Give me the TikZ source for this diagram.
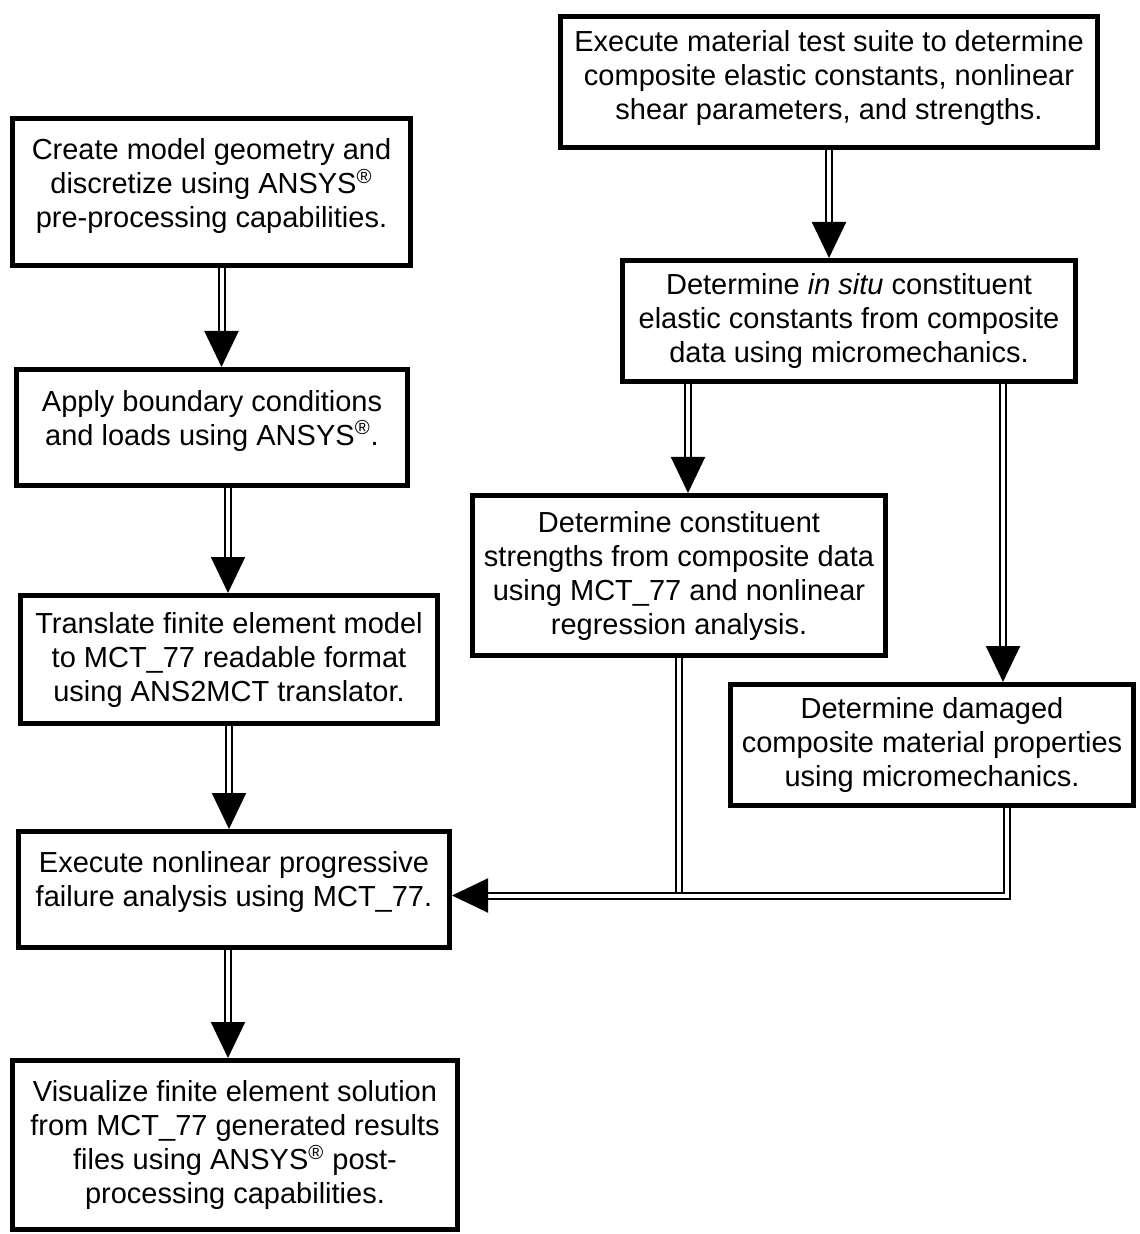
\documentclass[tikz,border=0pt]{standalone}
\usepackage{fontspec}
\setmainfont{Liberation Sans}
\usetikzlibrary{arrows.meta}

\begin{document}
\begin{tikzpicture}[
          x=0.5pt, y=-0.5pt,
          stepbox/.style={
            draw=black,
            line width=2.5pt,
            inner sep=0pt,
            align=center,
            font=\fontsize{14.5}{17}\selectfont,
          },
          flow/.style={
            double,
            double distance=2pt,
            line width=1pt,
            -{Triangle[length=18pt,width=17pt]},
          },
          pipe/.style={
            double,
            double distance=2pt,
            line width=1pt,
          },
        ]
          \useasboundingbox (0,0) rectangle (1139,1234);
          % left column
          \node[stepbox, minimum width=199pt, minimum height=73.5pt] (geom) at (211.5,192)
            {Create model geometry and\\discretize using ANSYS\textsuperscript{®}\\pre-processing capabilities.\\[-8pt]\mbox{}};
          \node[stepbox, minimum width=195.5pt, minimum height=58pt] (apply) at (212,427.5)
            {Apply boundary conditions\\and loads using ANSYS\textsuperscript{®}.\\[-7pt]\mbox{}};
          \node[stepbox, minimum width=208.5pt, minimum height=64pt] (transl) at (229,659.5)
            {Translate finite element model\\to MCT\_77 readable format\\using ANS2MCT translator.};
          \node[stepbox, minimum width=215.5pt, minimum height=58pt] (exec) at (234,889.5)
            {Execute nonlinear progressive\\failure analysis using MCT\_77.\\[-6pt]\mbox{}};
          \node[stepbox, minimum width=222.5pt, minimum height=84.5pt] (visual) at (235,1145)
            {Visualize finite element solution\\from MCT\_77 generated results\\files using ANSYS\textsuperscript{®} post-\\processing capabilities.};
          % right column
          \node[stepbox, minimum width=268.5pt, minimum height=65.5pt] (suite) at (829,82)
            {Execute material test suite to determine\\composite elastic constants, nonlinear\\shear parameters, and strengths.\\[-10pt]\mbox{}};
          \node[stepbox, minimum width=226.5pt, minimum height=60.5pt] (insitu) at (849,321)
            {Determine \textit{in situ} constituent\\elastic constants from composite\\data using micromechanics.};
          \node[stepbox, minimum width=206.5pt, minimum height=80pt] (strength) at (679,575.5)
            {Determine constituent\\strengths from composite data\\using MCT\_77 and nonlinear\\regression analysis.};
          \node[stepbox, minimum width=201.5pt, minimum height=60.5pt] (damage) at (932,745)
            {Determine damaged\\composite material properties\\using micromechanics.};
          \coordinate (join) at ([yshift=-3pt]exec.east -| strength.south);
          \draw[flow] ([xshift=5pt]geom.south) -- ([xshift=5pt]geom.south |- apply.north);
          \draw[flow] ([xshift=8pt]apply.south) -- ([xshift=8pt]apply.south |- transl.north);
          \draw[flow] (transl.south) -- (transl.south |- exec.north);
          \draw[flow] ([xshift=-3pt]exec.south) -- ([xshift=-3pt]exec.south |- visual.north);
          \draw[flow] (suite.south) -- (suite.south |- insitu.north);
          \draw[flow] ([xshift=4.5pt]strength.north |- insitu.south) -- ([xshift=4.5pt]strength.north);
          \draw[flow] ([xshift=35.5pt]damage.north |- insitu.south) -- ([xshift=35.5pt]damage.north);
          \draw[pipe] (strength.south) -- (join);
          \draw[flow] ([xshift=37.5pt]damage.south) |- ([yshift=-3pt]exec.east);
        \end{tikzpicture}
\end{document}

_Written instruction_
Set the listing down in full and exactly. Pictures within it should not appear in the copy.

_Solved exercise_
Give me the TikZ source for this diagram.
\documentclass[tikz,border=0pt]{standalone}
\usepackage{fontspec}
\setmainfont{Liberation Sans}
\usetikzlibrary{arrows.meta}

\begin{document}
\begin{tikzpicture}[
          x=0.5pt, y=-0.5pt,
          stepbox/.style={
            draw=black,
            line width=2.5pt,
            inner sep=0pt,
            align=center,
            font=\fontsize{14.5}{17}\selectfont,
          },
          flow/.style={
            double,
            double distance=2pt,
            line width=1pt,
            -{Triangle[length=18pt,width=17pt]},
          },
          pipe/.style={
            double,
            double distance=2pt,
            line width=1pt,
          },
        ]
          \useasboundingbox (0,0) rectangle (1139,1234);
          % left column
          \node[stepbox, minimum width=199pt, minimum height=73.5pt] (geom) at (211.5,192)
            {Create model geometry and\\discretize using ANSYS\textsuperscript{®}\\pre-processing capabilities.\\[-8pt]\mbox{}};
          \node[stepbox, minimum width=195.5pt, minimum height=58pt] (apply) at (212,427.5)
            {Apply boundary conditions\\and loads using ANSYS\textsuperscript{®}.\\[-7pt]\mbox{}};
          \node[stepbox, minimum width=208.5pt, minimum height=64pt] (transl) at (229,659.5)
            {Translate finite element model\\to MCT\_77 readable format\\using ANS2MCT translator.};
          \node[stepbox, minimum width=215.5pt, minimum height=58pt] (exec) at (234,889.5)
            {Execute nonlinear progressive\\failure analysis using MCT\_77.\\[-6pt]\mbox{}};
          \node[stepbox, minimum width=222.5pt, minimum height=84.5pt] (visual) at (235,1145)
            {Visualize finite element solution\\from MCT\_77 generated results\\files using ANSYS\textsuperscript{®} post-\\processing capabilities.};
          % right column
          \node[stepbox, minimum width=268.5pt, minimum height=65.5pt] (suite) at (829,82)
            {Execute material test suite to determine\\composite elastic constants, nonlinear\\shear parameters, and strengths.\\[-10pt]\mbox{}};
          \node[stepbox, minimum width=226.5pt, minimum height=60.5pt] (insitu) at (849,321)
            {Determine \textit{in situ} constituent\\elastic constants from composite\\data using micromechanics.};
          \node[stepbox, minimum width=206.5pt, minimum height=80pt] (strength) at (679,575.5)
            {Determine constituent\\strengths from composite data\\using MCT\_77 and nonlinear\\regression analysis.};
          \node[stepbox, minimum width=201.5pt, minimum height=60.5pt] (damage) at (932,745)
            {Determine damaged\\composite material properties\\using micromechanics.};
          \coordinate (join) at ([yshift=-3pt]exec.east -| strength.south);
          \draw[flow] ([xshift=5pt]geom.south) -- ([xshift=5pt]geom.south |- apply.north);
          \draw[flow] ([xshift=8pt]apply.south) -- ([xshift=8pt]apply.south |- transl.north);
          \draw[flow] (transl.south) -- (transl.south |- exec.north);
          \draw[flow] ([xshift=-3pt]exec.south) -- ([xshift=-3pt]exec.south |- visual.north);
          \draw[flow] (suite.south) -- (suite.south |- insitu.north);
          \draw[flow] ([xshift=4.5pt]strength.north |- insitu.south) -- ([xshift=4.5pt]strength.north);
          \draw[flow] ([xshift=35.5pt]damage.north |- insitu.south) -- ([xshift=35.5pt]damage.north);
          \draw[pipe] (strength.south) -- (join);
          \draw[flow] ([xshift=37.5pt]damage.south) |- ([yshift=-3pt]exec.east);
        \end{tikzpicture}
\end{document}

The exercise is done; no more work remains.